Still, many observers believe the country’s revival is shaky. Public debt fell from 99 percent of GDP to 70 percent last year, but “the economy remains heavily indebted,” says John Koch, a vice president at Bank of New York.

“The political transition still remains a bit delicate,” Koch continues. The government expects to win parliamentary elections in April and the first-ever direct presidential election in July, he says, but “it may not gain enough support to continue its program of reform.”

The October 2002 terrorist attack in Bali reminded investors that Indonesia is the world’s most populous Islamic country; religious tensions persist. “There’s been some growth,” one Australian banker says, “but the International Monetary Fund is withdrawing” after completing a five-year program, “and that’s a concern.” Financiers, he warns, “need to be cautious.”


It was September 1986, and a declining dollar and rising budget deficits had finally pushed the U.S. from first place in the Country Credit standings.

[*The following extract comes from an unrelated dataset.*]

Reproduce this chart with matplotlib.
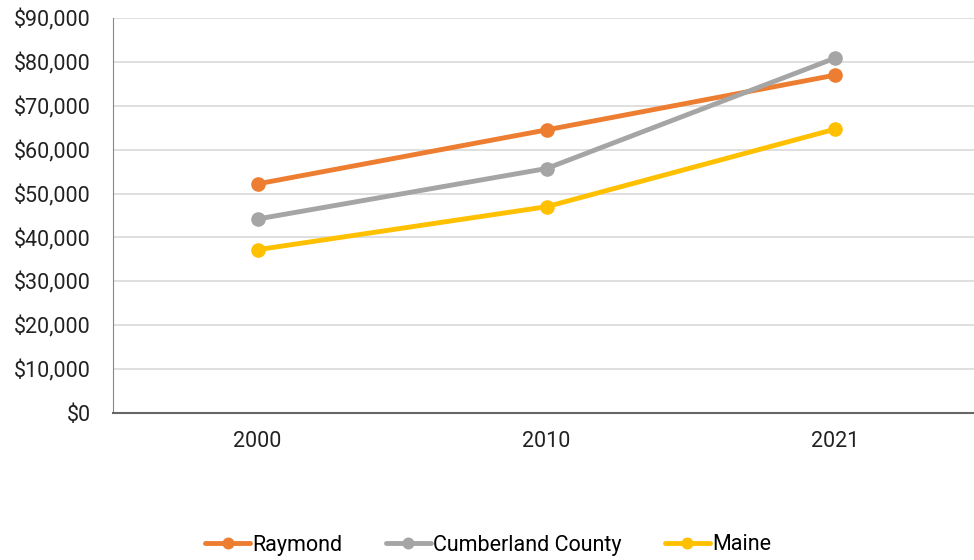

Its replacement was Japan, the Asian export colossus. But Japan’s bubble economy burst a few years later, and by March 1999 the country had fallen to tenth place in the survey. Since then it has continued sinking, to the low 20s. Now, perhaps, Japan’s 5.1-point rise, to 82.3, which boosted its rank two notches to 21st, might finally signify a turnaround in its fortunes.

Two years ago Japan’s long-dormant economy began to grow. GDP rose 2.6 percent last year, and analysts predict 2.1 percent growth in 2004. After years of deferring spending, Japanese firms are buying capital equipment again.

Of course, notes Dilip Shahani, Asia-Pacific head of fixed-income credit research at HSBC in Hong Kong, “there have been a lot of problems in the banking system. But a good proportion of the insolvency or debt problems have been fiscalized, so the private sector can start moving to a greater extent.”

Even so, economists fear that the strong yen may stifle Japan’s export-led growth. Domestic consumption remains weak, and an aging population dims long-term growth prospects. Says London-based Lloyds TSB Bank senior economist Anna Gaworzenska: Japan’s future “is not a settled thing. There could be some slippage.”